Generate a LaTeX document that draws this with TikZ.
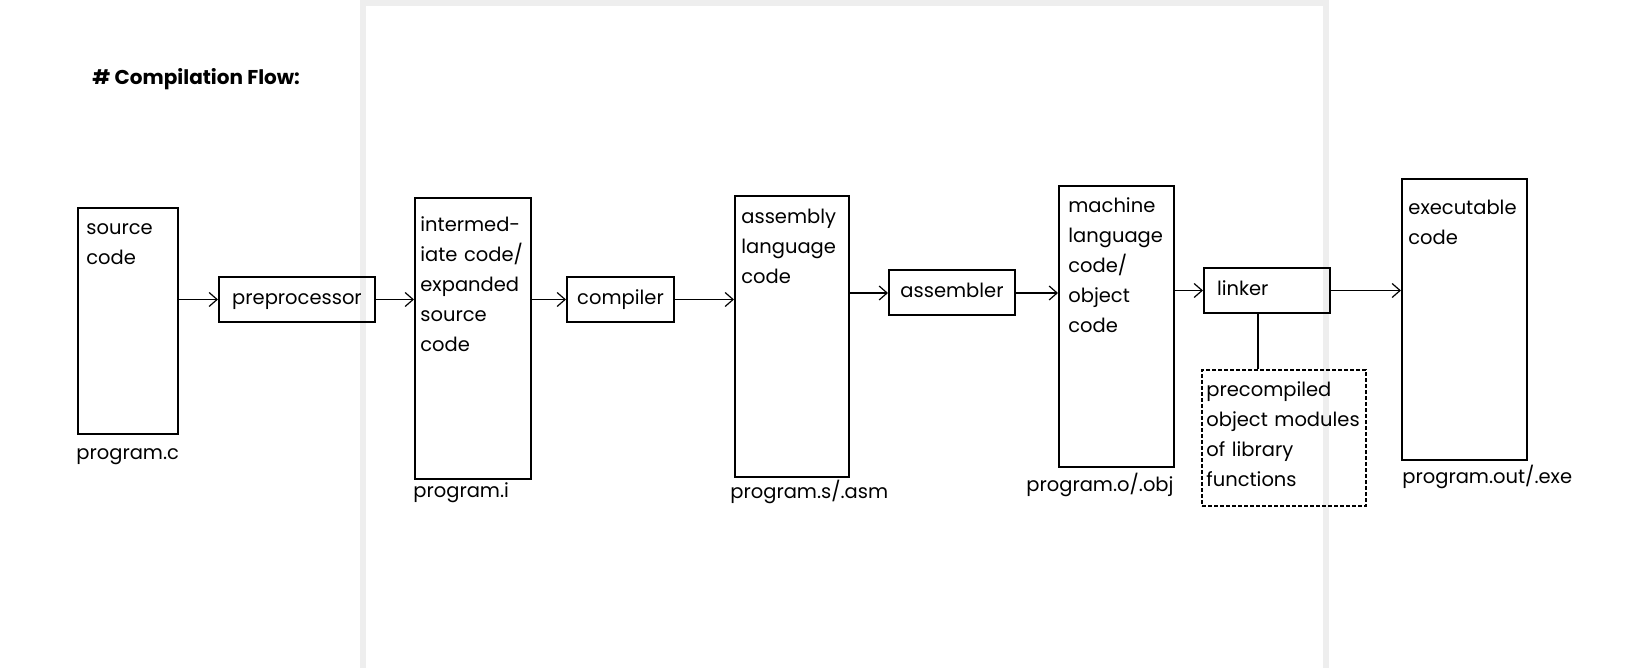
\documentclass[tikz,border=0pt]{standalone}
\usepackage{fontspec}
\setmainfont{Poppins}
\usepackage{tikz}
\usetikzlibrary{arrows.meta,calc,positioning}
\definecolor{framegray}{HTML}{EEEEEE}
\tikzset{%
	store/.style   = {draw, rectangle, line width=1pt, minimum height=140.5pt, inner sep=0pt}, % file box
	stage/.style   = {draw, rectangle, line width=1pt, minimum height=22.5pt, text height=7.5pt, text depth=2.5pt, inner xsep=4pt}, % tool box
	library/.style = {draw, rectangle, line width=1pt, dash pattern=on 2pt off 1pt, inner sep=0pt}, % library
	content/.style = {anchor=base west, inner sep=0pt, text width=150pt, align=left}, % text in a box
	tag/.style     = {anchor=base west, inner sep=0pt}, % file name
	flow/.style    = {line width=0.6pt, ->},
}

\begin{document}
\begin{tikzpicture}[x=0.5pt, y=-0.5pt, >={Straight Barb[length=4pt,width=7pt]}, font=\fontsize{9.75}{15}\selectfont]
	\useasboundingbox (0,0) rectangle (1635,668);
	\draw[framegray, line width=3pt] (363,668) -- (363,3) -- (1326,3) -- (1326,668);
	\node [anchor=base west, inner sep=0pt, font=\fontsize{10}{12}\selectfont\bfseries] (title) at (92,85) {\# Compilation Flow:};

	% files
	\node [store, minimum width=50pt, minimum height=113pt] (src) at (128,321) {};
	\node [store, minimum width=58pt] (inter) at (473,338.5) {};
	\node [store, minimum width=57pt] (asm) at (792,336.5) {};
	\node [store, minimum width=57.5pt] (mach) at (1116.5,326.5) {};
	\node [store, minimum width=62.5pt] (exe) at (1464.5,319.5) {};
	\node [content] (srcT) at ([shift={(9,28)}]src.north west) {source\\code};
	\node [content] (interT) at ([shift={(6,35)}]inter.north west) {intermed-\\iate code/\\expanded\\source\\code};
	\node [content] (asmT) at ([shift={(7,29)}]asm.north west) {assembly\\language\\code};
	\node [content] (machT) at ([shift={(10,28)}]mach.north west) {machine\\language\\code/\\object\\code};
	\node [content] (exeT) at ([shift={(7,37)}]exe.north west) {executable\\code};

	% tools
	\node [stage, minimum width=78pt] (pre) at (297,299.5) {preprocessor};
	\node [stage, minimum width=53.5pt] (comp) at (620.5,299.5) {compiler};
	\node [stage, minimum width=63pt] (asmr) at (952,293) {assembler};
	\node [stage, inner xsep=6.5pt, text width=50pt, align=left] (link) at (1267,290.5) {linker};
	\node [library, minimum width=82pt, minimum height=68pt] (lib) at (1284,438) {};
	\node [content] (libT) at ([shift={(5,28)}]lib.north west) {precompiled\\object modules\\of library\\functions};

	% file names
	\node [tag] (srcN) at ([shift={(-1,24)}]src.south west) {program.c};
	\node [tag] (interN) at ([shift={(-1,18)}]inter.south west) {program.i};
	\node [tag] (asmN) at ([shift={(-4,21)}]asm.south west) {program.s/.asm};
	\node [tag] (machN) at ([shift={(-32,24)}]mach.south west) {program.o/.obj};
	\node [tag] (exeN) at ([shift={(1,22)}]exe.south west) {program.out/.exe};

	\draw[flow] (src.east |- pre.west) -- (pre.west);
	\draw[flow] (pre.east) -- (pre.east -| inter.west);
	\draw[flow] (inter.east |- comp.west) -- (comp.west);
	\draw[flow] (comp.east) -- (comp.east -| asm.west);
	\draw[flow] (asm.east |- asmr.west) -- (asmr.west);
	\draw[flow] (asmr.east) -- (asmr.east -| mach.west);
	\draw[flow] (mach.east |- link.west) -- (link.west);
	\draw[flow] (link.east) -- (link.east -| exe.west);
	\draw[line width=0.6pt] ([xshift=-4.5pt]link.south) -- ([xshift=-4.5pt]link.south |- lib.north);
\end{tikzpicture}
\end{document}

- - -

■ Stated task
Set the listing down in full and exactly. Pictures within it should not appear in the copy.

■ Written reply
Generate a LaTeX document that draws this with TikZ.
\documentclass[tikz,border=0pt]{standalone}
\usepackage{fontspec}
\setmainfont{Poppins}
\usepackage{tikz}
\usetikzlibrary{arrows.meta,calc,positioning}
\definecolor{framegray}{HTML}{EEEEEE}
\tikzset{%
	store/.style   = {draw, rectangle, line width=1pt, minimum height=140.5pt, inner sep=0pt}, % file box
	stage/.style   = {draw, rectangle, line width=1pt, minimum height=22.5pt, text height=7.5pt, text depth=2.5pt, inner xsep=4pt}, % tool box
	library/.style = {draw, rectangle, line width=1pt, dash pattern=on 2pt off 1pt, inner sep=0pt}, % library
	content/.style = {anchor=base west, inner sep=0pt, text width=150pt, align=left}, % text in a box
	tag/.style     = {anchor=base west, inner sep=0pt}, % file name
	flow/.style    = {line width=0.6pt, ->},
}

\begin{document}
\begin{tikzpicture}[x=0.5pt, y=-0.5pt, >={Straight Barb[length=4pt,width=7pt]}, font=\fontsize{9.75}{15}\selectfont]
	\useasboundingbox (0,0) rectangle (1635,668);
	\draw[framegray, line width=3pt] (363,668) -- (363,3) -- (1326,3) -- (1326,668);
	\node [anchor=base west, inner sep=0pt, font=\fontsize{10}{12}\selectfont\bfseries] (title) at (92,85) {\# Compilation Flow:};

	% files
	\node [store, minimum width=50pt, minimum height=113pt] (src) at (128,321) {};
	\node [store, minimum width=58pt] (inter) at (473,338.5) {};
	\node [store, minimum width=57pt] (asm) at (792,336.5) {};
	\node [store, minimum width=57.5pt] (mach) at (1116.5,326.5) {};
	\node [store, minimum width=62.5pt] (exe) at (1464.5,319.5) {};
	\node [content] (srcT) at ([shift={(9,28)}]src.north west) {source\\code};
	\node [content] (interT) at ([shift={(6,35)}]inter.north west) {intermed-\\iate code/\\expanded\\source\\code};
	\node [content] (asmT) at ([shift={(7,29)}]asm.north west) {assembly\\language\\code};
	\node [content] (machT) at ([shift={(10,28)}]mach.north west) {machine\\language\\code/\\object\\code};
	\node [content] (exeT) at ([shift={(7,37)}]exe.north west) {executable\\code};

	% tools
	\node [stage, minimum width=78pt] (pre) at (297,299.5) {preprocessor};
	\node [stage, minimum width=53.5pt] (comp) at (620.5,299.5) {compiler};
	\node [stage, minimum width=63pt] (asmr) at (952,293) {assembler};
	\node [stage, inner xsep=6.5pt, text width=50pt, align=left] (link) at (1267,290.5) {linker};
	\node [library, minimum width=82pt, minimum height=68pt] (lib) at (1284,438) {};
	\node [content] (libT) at ([shift={(5,28)}]lib.north west) {precompiled\\object modules\\of library\\functions};

	% file names
	\node [tag] (srcN) at ([shift={(-1,24)}]src.south west) {program.c};
	\node [tag] (interN) at ([shift={(-1,18)}]inter.south west) {program.i};
	\node [tag] (asmN) at ([shift={(-4,21)}]asm.south west) {program.s/.asm};
	\node [tag] (machN) at ([shift={(-32,24)}]mach.south west) {program.o/.obj};
	\node [tag] (exeN) at ([shift={(1,22)}]exe.south west) {program.out/.exe};

	\draw[flow] (src.east |- pre.west) -- (pre.west);
	\draw[flow] (pre.east) -- (pre.east -| inter.west);
	\draw[flow] (inter.east |- comp.west) -- (comp.west);
	\draw[flow] (comp.east) -- (comp.east -| asm.west);
	\draw[flow] (asm.east |- asmr.west) -- (asmr.west);
	\draw[flow] (asmr.east) -- (asmr.east -| mach.west);
	\draw[flow] (mach.east |- link.west) -- (link.west);
	\draw[flow] (link.east) -- (link.east -| exe.west);
	\draw[line width=0.6pt] ([xshift=-4.5pt]link.south) -- ([xshift=-4.5pt]link.south |- lib.north);
\end{tikzpicture}
\end{document}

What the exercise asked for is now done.